One can forgive our ancestors for their superstitions as their very survival depended on the coming of spring when the winter stores of food were waning.
These days, the tradition goes on, but most people just see it as a little bit of harmless fun (at least I hope that's the case). It doesn't take a genius to see all the flaws in the concept of a furry soothsayer, not the least of which is that spring arriving early is highly subjective.
It is also subject to latitudinal variations.
In Pennsylvania (and also southern B.C., coincidentally), groundhogs start coming out of hibernation around the beginning of February, but in Ontario, the rodents don't start emerging from their burrows until mid-March. Keep going north and the deep sleep can even last into April.

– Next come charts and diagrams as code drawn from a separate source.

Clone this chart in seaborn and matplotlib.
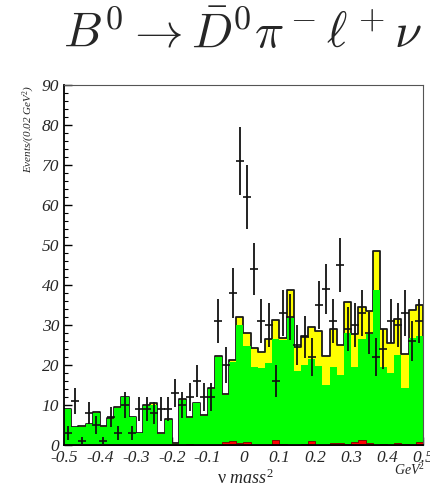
import numpy as np
import pandas as pd
import matplotlib
matplotlib.use("Agg")
import matplotlib.pyplot as plt
from matplotlib.ticker import MultipleLocator, FixedLocator
import seaborn as sns

# nu mass^2 histogram (GeV^2): 50 bins, 0.02 wide, from -0.5 to 0.5
n_bins = 50
x_range = (-0.5, 0.5)
edges = np.linspace(x_range[0], x_range[1], n_bins + 1)
centers = (edges[:-1] + edges[1:]) / 2

# stacked MC contributions, read as cumulative heights per bin
total_yellow = [9.0, 4.6, 4.7, 5.3, 8.2, 4.7, 6.7, 9.4, 12.0, 7.0,
                3.0, 9.9, 10.4, 2.9, 6.4, 0.5, 11.4, 6.9, 10.5, 7.5,
                14.3, 22.3, 12.8, 21.2, 31.9, 27.9, 24.3, 23.2, 26.4, 31.3,
                26.7, 38.8, 24.4, 27.3, 29.6, 28.6, 22.3, 29.1, 25.0, 35.8,
                27.8, 34.4, 33.6, 48.4, 28.9, 25.4, 31.4, 22.8, 33.8, 35.1]
green = [8.9, 4.4, 4.6, 5.2, 7.9, 4.6, 6.6, 9.3, 11.9, 6.9,
         2.9, 9.8, 10.1, 2.7, 6.3, 0.3, 11.2, 6.8, 10.4, 7.2,
         14.1, 21.9, 12.4, 20.8, 30.1, 24.8, 19.6, 19.2, 20.5, 26.4,
         26.2, 31.7, 18.6, 20.0, 21.4, 19.8, 15.0, 19.6, 17.5, 27.9,
         19.6, 26.4, 27.8, 38.8, 19.6, 18.1, 22.5, 14.3, 26.7, 27.3]
red = [0, 0, 0, 0, 0, 0, 0, 0, 0, 0,
       0, 0, 0, 0, 0, 0, 0, 0.3, 0, 0,
       0, 0, 0.8, 1.0, 0.5, 0.8, 0, 0, 0, 1.3,
       0.3, 0, 0, 0.3, 1.0, 0, 0, 0.5, 0.5, 0.3,
       0.7, 1.2, 0.6, 0, 0.3, 0, 0.5, 0.2, 0, 0.7]

# data points and their errors
data_counts = [3, 11, 1, 8, 5, 1, 7, 3, 10, 3,
               9, 9, 8, 9, 9, 13, 10, 12, 16, 12,
               12, 31, 20, 38, 71, 62, 44, 31, 30, 16,
               33, 32, 25, 27, 22, 35, 39, 31, 45, 29,
               30, 33, 28, 22, 24, 31, 30, 33, 26, 31]
data_errors = [1.7, 3.3, 1.0, 2.8, 2.2, 1.0, 2.6, 1.7, 3.2, 1.7,
               3.0, 3.0, 2.8, 3.0, 3.0, 3.6, 3.2, 3.5, 4.0, 3.5,
               3.5, 5.6, 4.5, 6.2, 8.4, 7.9, 6.6, 5.6, 5.5, 4.0,
               5.7, 5.7, 5.0, 5.2, 4.7, 5.9, 6.2, 5.6, 6.7, 5.4,
               5.5, 5.7, 5.3, 4.7, 4.9, 5.6, 5.5, 5.7, 5.1, 5.6]

x_ticks = [-0.5, -0.4, -0.3, -0.2, -0.1, 0.0, 0.1, 0.2, 0.3, 0.4, 0.5]
x_tick_labels = ["-0.5", "-0.4", "-0.3", "-0.2", "-0.1", "0",
                 "0.1", "0.2", "0.3", "0.4", "0.5"]
y_ticks = [0, 10, 20, 30, 40, 50, 60, 70, 80, 90]

df = pd.DataFrame({"m2": centers, "total": total_yellow, "green": green,
                   "red": red, "data": data_counts, "err": data_errors})

sns.set_style("ticks")
plt.rcParams["font.family"] = ["Liberation Serif", "DejaVu Serif"]
plt.rcParams["mathtext.fontset"] = "custom"
plt.rcParams["mathtext.rm"] = "Liberation Serif"
plt.rcParams["mathtext.it"] = "Liberation Serif:italic"
plt.rcParams["axes.unicode_minus"] = False

fig = plt.figure(figsize=(4.31, 4.88), dpi=100)
ax = fig.add_axes([0.1485, 0.0881, 0.8329, 0.7377])

layers = [("total", "#ffff00", "#1a1a1a", 1.3),
          ("green", "#00ff00", "none", 0),
          ("red", "#ff0000", "#7a0000", 0.6)]
for col, face, edge, lw in layers:
    sns.histplot(data=df, x="m2", weights=col, bins=n_bins, binrange=x_range,
                 element="step", fill=True, color=face, alpha=1,
                 edgecolor=edge, linewidth=lw, ax=ax)

ax.errorbar(df["m2"], df["data"], yerr=df["err"], fmt="_", color="#111111",
            ms=6, mew=1.2, elinewidth=1.3, capsize=0, zorder=5)

ax.set_xlim(*x_range)
ax.set_ylim(0, 90)
ax.set_axisbelow(True)
ax.xaxis.set_major_locator(FixedLocator(x_ticks))
ax.set_xticklabels(x_tick_labels)
ax.xaxis.set_minor_locator(MultipleLocator(0.02))
ax.yaxis.set_major_locator(FixedLocator(y_ticks))
ax.yaxis.set_minor_locator(MultipleLocator(2))
ax.tick_params(which="both", direction="in", top=False, right=False,
               labelsize=12.5, color="black")
ax.tick_params(which="major", length=6, width=1)
ax.tick_params(which="minor", length=3, width=0.8)
for lbl in ax.get_xticklabels() + ax.get_yticklabels():
    lbl.set_fontstyle("italic")

for side in ["left", "bottom"]:
    ax.spines[side].set_linewidth(1.3)
    ax.spines[side].set_color("black")
for side in ["top", "right"]:
    ax.spines[side].set_visible(True)
    ax.spines[side].set_linewidth(0.8)
    ax.spines[side].set_color("#555555")

ax.set_ylabel("Events/(0.02 GeV$^2$)", fontstyle="italic", fontsize=8)
ax.yaxis.set_label_coords(-0.075, 1.0)
ax.yaxis.label.set_horizontalalignment("right")
ax.set_xlabel("ν $mass^2$", fontsize=13)
ax.xaxis.set_label_coords(0.505, -0.065)

fig.text(0.951, 0.037, "GeV$^2$", fontstyle="italic", fontsize=10,
         ha="center", va="center")
fig.text(0.562, 0.93, r"$B^0 \rightarrow \bar{D}^0\pi^-\ell^+\nu$",
         fontsize=35, ha="center", va="center", math_fontfamily="cm")

fig.savefig("out.png", dpi=100)
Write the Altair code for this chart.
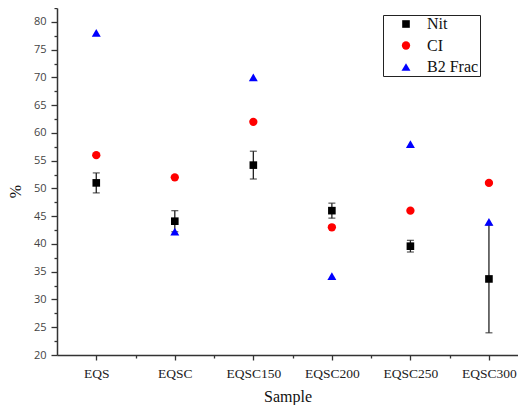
import altair as alt
import pandas as pd

samples = ["EQS", "EQSC", "EQSC150", "EQSC200", "EQSC250", "EQSC300"]
nit = [51.0, 44.1, 54.2, 46.0, 39.6, 33.7]
nit_err = [1.8, 1.9, 2.5, 1.35, 1.05, 9.7]
ci = [56.0, 52.0, 62.0, 43.0, 46.0, 51.0]
b2 = [78.0, 42.2, 70.0, 34.2, 58.0, 44.0]

series = ["Nit", "CI", "B2 Frac"]
colors = ["#000000", "#ff0000", "#0000ff"]
shapes = ["square", "circle", "triangle-up"]
sizes = [58, 80, 130]

rows = []
for name, vals in zip(series, [nit, ci, b2]):
    for i, v in enumerate(vals):
        rows.append({"idx": i + 1, "sample": samples[i], "series": name, "value": v})
pts = pd.DataFrame(rows)

err = pd.DataFrame({
    "idx": list(range(1, len(samples) + 1)),
    "lo": [v - e for v, e in zip(nit, nit_err)],
    "hi": [v + e for v, e in zip(nit, nit_err)],
})

label_arr = "[" + ",".join("'" + s + "'" for s in samples) + "]"

x_axis = alt.Axis(
    title="Sample",
    values=[1 + 0.5 * k for k in range(11)],
    labelExpr="datum.value % 1 === 0 ? " + label_arr + "[datum.value - 1] : ''",
    labelFont="Liberation Serif", labelFontSize=13.5, labelColor="#222",
    labelPadding=6, labelOverlap=False, labelFlush=False,
    tickSize={"condition": {"test": "datum.value % 1 !== 0", "value": 3}, "value": 5},
    tickColor="#333", tickWidth=1.3,
    domainColor="#333", domainWidth=1.5,
    titleFont="Liberation Serif", titleFontSize=16, titleFontWeight="normal",
    titleColor="#111", titlePadding=9, grid=False,
)

y_axis = alt.Axis(
    title="%",
    values=[20 + 2.5 * k for k in range(26)],
    labelExpr="datum.value % 5 === 0 ? datum.label : ''",
    labelFont="Open Sans", labelFontSize=11, labelColor="#444",
    labelPadding=5, labelOverlap=False, labelFlush=False,
    tickSize={"condition": {"test": "datum.value % 5 !== 0", "value": 3}, "value": 6},
    tickColor="#333", tickWidth=1.3,
    domainColor="#333", domainWidth=1.5,
    titleFont="Liberation Serif", titleFontSize=16, titleFontWeight="normal",
    titleColor="#111", titleX=-42, titleBaseline="middle", titleY=183, grid=False,
)

xs = alt.Scale(domain=[0.5, 6.37], nice=False, zero=False)
ys = alt.Scale(domain=[20, 82.5], nice=False, zero=False)

legend = alt.Legend(
    title=None, orient="none", legendX=326, legendY=7,
    strokeColor="#222", fillColor="white", padding=1,
    labelFont="Liberation Serif", labelFontSize=16, labelColor="#111",
    symbolOffset=14, labelOffset=13, rowPadding=5.5,
    symbolStrokeWidth=0,
)

rule = alt.Chart(err).mark_rule(color="#222", strokeWidth=1.3).encode(
    x=alt.X("idx:Q", scale=xs, axis=x_axis),
    y=alt.Y("lo:Q", scale=ys, axis=y_axis),
    y2="hi:Q",
)
cap_lo = alt.Chart(err).mark_tick(color="#222", orient="horizontal", size=7, thickness=1.3).encode(
    x=alt.X("idx:Q", scale=xs, axis=x_axis),
    y=alt.Y("lo:Q", scale=ys, axis=y_axis),
)
cap_hi = alt.Chart(err).mark_tick(color="#222", orient="horizontal", size=7, thickness=1.3).encode(
    x=alt.X("idx:Q", scale=xs, axis=x_axis),
    y=alt.Y("hi:Q", scale=ys, axis=y_axis),
)

points = alt.Chart(pts).mark_point(filled=True, opacity=1, strokeWidth=0).encode(
    x=alt.X("idx:Q", scale=xs, axis=x_axis),
    y=alt.Y("value:Q", scale=ys, axis=y_axis),
    color=alt.Color("series:N", scale=alt.Scale(domain=series, range=colors), legend=legend),
    shape=alt.Shape("series:N", scale=alt.Scale(domain=series, range=shapes), legend=legend),
    size=alt.Size("series:N", scale=alt.Scale(domain=series, range=sizes), legend=legend),
)

chart = alt.layer(rule, cap_lo, cap_hi, points).properties(
    width=461, height=347,
    autosize=alt.AutoSizeParams(type="none"),
    padding={"left": 49, "top": 0, "right": 0, "bottom": 50},
).configure_view(stroke=None).configure_legend(
    labelFont="Liberation Serif", labelFontSize=16, labelColor="#111"
)

chart.save("out.html", embed_options={"renderer": "svg", "actions": False})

There have been attempts to explain the phenomenon scientifically. We know that sunshine, which facilitates the seeing of shadows, is associated with cold in the winter. Therefore, cold at the beginning of February might mean more winter ahead.
But explaining it scientifically depends on a degree of accuracy in the rodent-turned-meteorologist equation. The most famous of all the groundhog forecasters is Punxsutawney Phil a pseudo-mythical critter who has been foretelling the prolonging of winter or early coming of spring since 1887.
That is a good long sample size to accurately assess accuracy and Phil does not do well in that regard. Depending on the aforementioned subjectivity of what constitutes an early spring, experts give Phil an accuracy rating of between 20 and 40 per cent.
That's not even as good as what might be expected from flipping a coin.